I'm a fan of the first option because it is more secure, streamlined and promotes decoupling.

I present you this diff that you can apply locally on your v1.9-branch branch to make it work with the preffered scenario:

diff --git a/apps/pipeline/upstream/base/installs/multi-user/istio-authorization-config.yaml b/apps/pipeline/upstream/base/installs/multi-user/istio-authorization-config.yaml
index a9a45e5e..cbef023f 100644
--- a/apps/pipeline/upstream/base/installs/multi-user/istio-authorization-config.yaml
+++ b/apps/pipeline/upstream/base/installs/multi-user/istio-authorization-config.yaml
@@ -32,10 +32,24 @@ spec:
         - cluster.local/ns/kubeflow/sa/ml-pipeline-scheduledworkflow
         - cluster.local/ns/kubeflow/sa/ml-pipeline-viewer-crd-service-account
         - cluster.local/ns/kubeflow/sa/kubeflow-pipelines-cache
-  # For user workloads, which cannot user http headers for authentication
-  - when:
-    - key: request.headers[kubeflow-userid]
-      notValues: ['*']
+  - from:
+    - source:
+        requestPrincipals: ["*"]
+---
+apiVersion: security.istio.io/v1
+kind: AuthorizationPolicy
+metadata:
+  name: ml-pipeline-oauth2-proxy
+  namespace: kubeflow
+spec:
+  action: CUSTOM
+  provider:
+    name: oauth2-proxy
+  selector:
+    matchLabels:
+      app: ml-pipeline
+  rules:
+  - {}
 ---
 apiVersion: security.istio.io/v1beta1
 kind: AuthorizationPolicy
diff --git a/common/oidc-client/oauth2-proxy/overlays/m2m-self-signed/kustomization.yaml b/common/oidc-client/oauth2-proxy/overlays/m2m-self-signed/kustomization.yaml
index fd56fa31..8e88dff7 100644
--- a/common/oidc-client/oauth2-proxy/overlays/m2m-self-signed/kustomization.yaml
+++ b/common/oidc-client/oauth2-proxy/overlays/m2m-self-signed/kustomization.yaml
@@ -16,4 +16,4 @@ configMapGenerator:
   literals:
   - ALLOW_SELF_SIGNED_ISSUER=true
   - ENABLE_M2M_TOKENS=true
-  - EXTRA_JWT_ISSUERS=https://kubernetes.default.svc.cluster.local=https://kubernetes.default.svc.cluster.local
+  - EXTRA_JWT_ISSUERS=https://kubernetes.default.svc.cluster.local=https://kubernetes.default.svc.cluster.local,https://kubernetes.default.svc.cluster.local=pipelines.kubeflow.org

Now, assuming you also have the PodDefaults configured for accessing ml-pipeline, running such script from a KF Notebook successfully creates a KF Pipeline Run:

#!/usr/bin/env python3

from kfp import dsl
import kfp


client = kfp.Client()
experiment_name = "my-experiment"
experiment_namespace = "kubeflow-user-example-com"


@dsl.component
def add(a: float, b: float) -> float:
    """Calculates sum of two arguments"""
    return a + b


@dsl.pipeline(
    name="Addition pipeline",
    description="An example pipeline that performs addition calculations.",
)
def add_pipeline(
    a: float = 1.0,
    b: float = 7.0,
):
    first_add_task = add(a=a, b=4.0)
    second_add_task = add(a=first_add_task.output, b=b)


try:
    print("getting experiment...")
    experiment = client.get_experiment(
        experiment_name=experiment_name, namespace=experiment_namespace
    )
    print("got experiment!")
except Exception:
    print("creating experiment...")
    experiment = client.create_experiment(
        name=experiment_name, namespace=experiment_namespace
    )
    print("created experiment!")

client.create_run_from_pipeline_func(
    add_pipeline,
    arguments={"a": 7.0, "b": 8.0},
    experiment_id=experiment.experiment_id,
    enable_caching=False,
)

@kimwnasptd, I saw your proposal about unifying JWT handling. I like that you've already proposed usage of the rules.from.source.requestPrincipals. I think this is the right approach from istio perspective as it would force usage of RequestAuthentication, which will also enable usage of group and sub claims in all the AuthorizationPolicies.

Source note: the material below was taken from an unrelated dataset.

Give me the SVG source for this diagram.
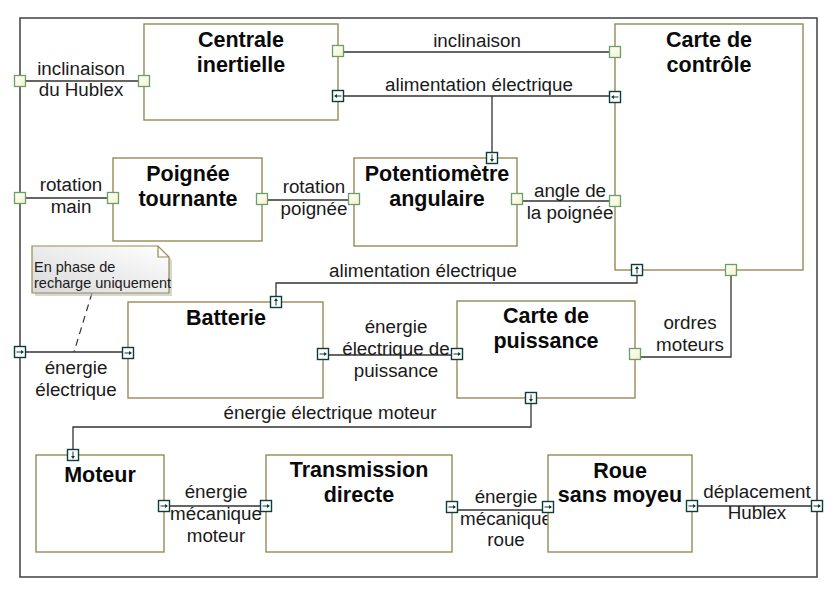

I have a few thoughts and I'll put them there in incoming days, but in general, I'd suggest:

  • dropping the istio-ingressgateway-service-account principal and just ensure that any principal is available through rules.from.source.requestPrincipals,
  • dropping the pipelines.kubeflow.org audience and rely on the standard kubernetes audience so we don't have to use PodDefaults to enable secure api access from KF Notebook,
  • specifying AuthorizationPolicy objects with custom action and oauth2-proxy as the provider for every component that's exposed to users (api-server, jupyter-web-app, central-dashboard, etc...), not just for the istio-ingressgateway, to bring security closer to the components,
  • not dropping usage of JWTs in the components. If we drop JWT verification in the components, we're tightening coupling with Istio and if Istio is misconfigured, it poses a serious security risk where kubeflow-userid and kubeflow-groups headers can be injected. Relying on the JWTs directly would also bring maturity and more possibilities/flexibility in the future.
    • But, I think the implementation of JWT verification in the components should be improved. AFAIR, currently the JWTs are verified only against K8s API with TokenReview. If we were to rely on a more general approach and the kf components can verify the JWTs by themself, this would be much more secure. We can use a combination of both (so TokenReview if the token was issued by K8s or github.com/golang-jwt/jwt/v5 otherwise; both should end up with SubjectAccessReview).
      • But, I admit that your proposal with dropping JWT verification in the components and relying directly on Istio would work. I'm just not sure if this would be considered a good decision from project maturity perspective.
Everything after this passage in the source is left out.